Easton is a great city for raising a family or family vacations. There is something for everyone. Sailing, jet skiing, taking a ferry, crabbing, fishing--you name it.

For lunchtime we headed to historic St. Michaels along the waterfront.

Foxy's is a favorite casual place for bar bites and beer and drinks.  It also has the best outdoor seating. The Lighthouse restaurant next door is newly renovated and under new management. The large windows overlooking the bay often make it the safer option without the worry of the unpredictable weather pattern. Same view without the cold or rain.

Seafood, especially oysters is the major industry for St. Michaels. By the late 19th century, most households had at least one person working in fishery, either tonging oysters or working in shucking houses.

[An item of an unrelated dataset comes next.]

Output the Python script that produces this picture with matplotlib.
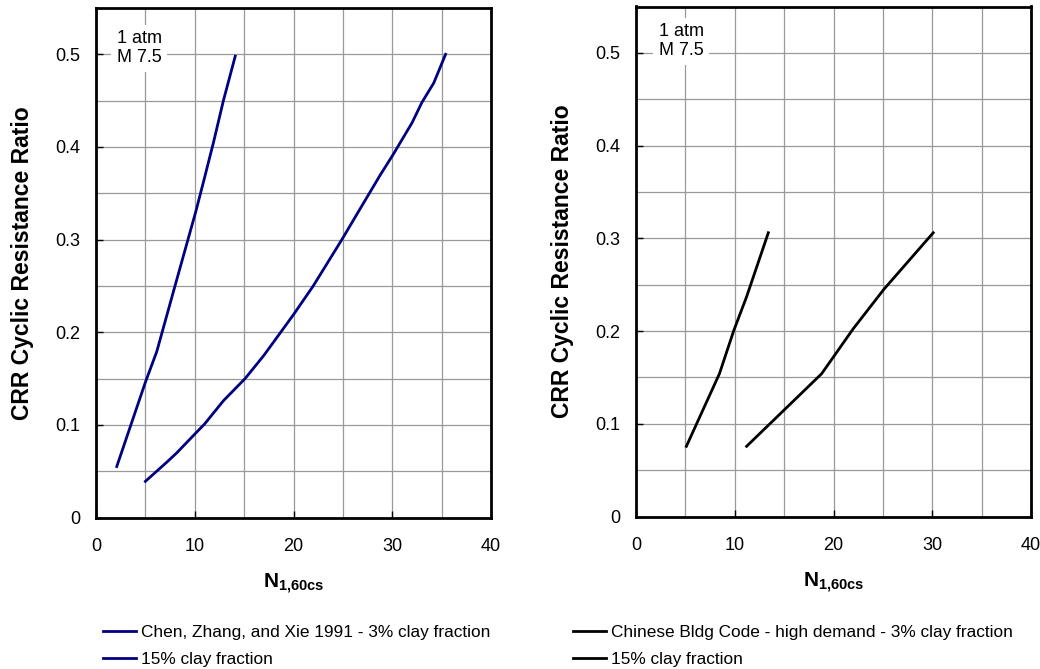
import matplotlib
matplotlib.use("Agg")
import matplotlib.pyplot as plt
from matplotlib.ticker import MultipleLocator, FuncFormatter

plt.rcParams["font.family"] = ["Liberation Sans", "DejaVu Sans"]
plt.rcParams["mathtext.fontset"] = "custom"
plt.rcParams["mathtext.rm"] = "Liberation Sans"
plt.rcParams["mathtext.bf"] = "Liberation Sans:bold"

# Chen, Zhang, and Xie 1991 (left panel)
chen_3_n = [5.0, 6.15, 7.2, 8.2, 10.0, 11.0, 12.9, 15.1, 17.0, 20.0, 22.0,
            24.9, 26.9, 28.8, 30.1, 32.0, 33.0, 34.2, 35.4]
chen_3_crr = [0.039, 0.05, 0.06, 0.07, 0.09, 0.101, 0.126, 0.15, 0.175, 0.219,
              0.25, 0.30, 0.336, 0.37, 0.392, 0.426, 0.448, 0.469, 0.5]
chen_15_n = [2.1, 5.0, 6.15, 8.0, 10.1, 10.9, 11.9, 12.9, 14.1]
chen_15_crr = [0.055, 0.146, 0.179, 0.25, 0.33, 0.363, 0.405, 0.45, 0.498]

# Chinese Bldg Code - high demand (right panel)
cbc_3_n = [11.2, 18.8, 22.0, 25.1, 30.1]
cbc_3_crr = [0.0757, 0.154, 0.2025, 0.245, 0.306]
cbc_15_n = [5.1, 8.45, 9.9, 11.2, 13.4]
cbc_15_crr = [0.0757, 0.154, 0.2005, 0.237, 0.306]

left_labels = ["Chen, Zhang, and Xie 1991 - 3% clay fraction", "15% clay fraction"]
right_labels = ["Chinese Bldg Code - high demand - 3% clay fraction", "15% clay fraction"]

fig = plt.figure(figsize=(10.4, 6.69), dpi=100)
ax1 = fig.add_axes([96 / 1040, 1 - 517.5 / 669, 395 / 1040, 509.5 / 669])
ax2 = fig.add_axes([636 / 1040, 1 - 516.5 / 669, 395 / 1040, 510 / 669])


def style(ax):
    ax.set_xlim(0, 40)
    ax.set_ylim(0, 0.55)
    ax.xaxis.set_major_locator(MultipleLocator(10))
    ax.xaxis.set_minor_locator(MultipleLocator(5))
    ax.yaxis.set_major_locator(MultipleLocator(0.1))
    ax.yaxis.set_minor_locator(MultipleLocator(0.05))
    ax.yaxis.set_major_formatter(FuncFormatter(lambda v, p: "0" if abs(v) < 1e-9 else f"{v:.1f}"))
    ax.grid(True, which="both", color="#999999", linewidth=0.9)
    ax.set_axisbelow(True)
    ax.tick_params(which="major", direction="in", length=5, width=1, labelsize=13)
    ax.tick_params(which="minor", length=0)
    ax.tick_params(axis="y", pad=11.5)
    ax.tick_params(axis="x", pad=15)
    for s in ax.spines.values():
        s.set_linewidth(2)
        s.set_color("black")
    ax.set_ylabel("CRR Cyclic Resistance Ratio", fontsize=16.5, fontweight="bold", labelpad=15)
    ax.set_xlabel(r"$\mathbf{N_{1{,}60cs}}$", fontsize=15, labelpad=12)


style(ax1)
style(ax2)

l1, = ax1.plot(chen_3_n, chen_3_crr, color="#000080", lw=2)
l2, = ax1.plot(chen_15_n, chen_15_crr, color="#000080", lw=2)
r1, = ax2.plot(cbc_3_n, cbc_3_crr, color="black", lw=2)
r2, = ax2.plot(cbc_15_n, cbc_15_crr, color="black", lw=2)

ax1.text(2.1, 0.526, "1 atm\nM 7.5", fontsize=13, va="top", ha="left",
         linespacing=1.15, bbox=dict(facecolor="white", edgecolor="none", pad=4))
ax2.text(2.3, 0.532, "1 atm\nM 7.5", fontsize=13, va="top", ha="left",
         linespacing=1.15, bbox=dict(facecolor="white", edgecolor="none", pad=4))

leg_kw = dict(loc="upper left", frameon=False, fontsize=12.45, handlelength=1.9,
              handletextpad=0.3, labelspacing=0.68, borderpad=0, borderaxespad=0)
fig.legend([l1, l2], left_labels, bbox_to_anchor=(103 / 1040, 1 - 625 / 669), **leg_kw)
fig.legend([r1, r2], right_labels, bbox_to_anchor=(573 / 1040, 1 - 625 / 669), **leg_kw)

fig.savefig("out.png", dpi=100)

Plenty of restaurants to choose from that offer oysters and great seafood such as lobster ravioli, crab, mussels and more.  The most popular is Crab Claw restaurant on the waterfront. I did not try it yet. There is also Hunter's Tavern at Tidewater Inn (loved the Lobster in zesty lemon risotto). My favorite restaurant to date is Limoncello, a (relatively new-opened Nov 2016) fine upscale Italian restaurant. While not on the water, the food, service and ambiance were excellent!

Easton, Royal Oak and St. Michaels are approximately an hour and a half away from Baltimore-Washington International airport (BWI) in Hanover, Maryland, without traffic.  Avoid driving there Friday after 3pm and returning Sundays.  Everyone heads to the east coast on weekends and traffic is very heavy. 

Stop at St. Michaels for a quiet, relaxing getaway with water views and activities all around you and enjoy fine dining, as well as a slice of history.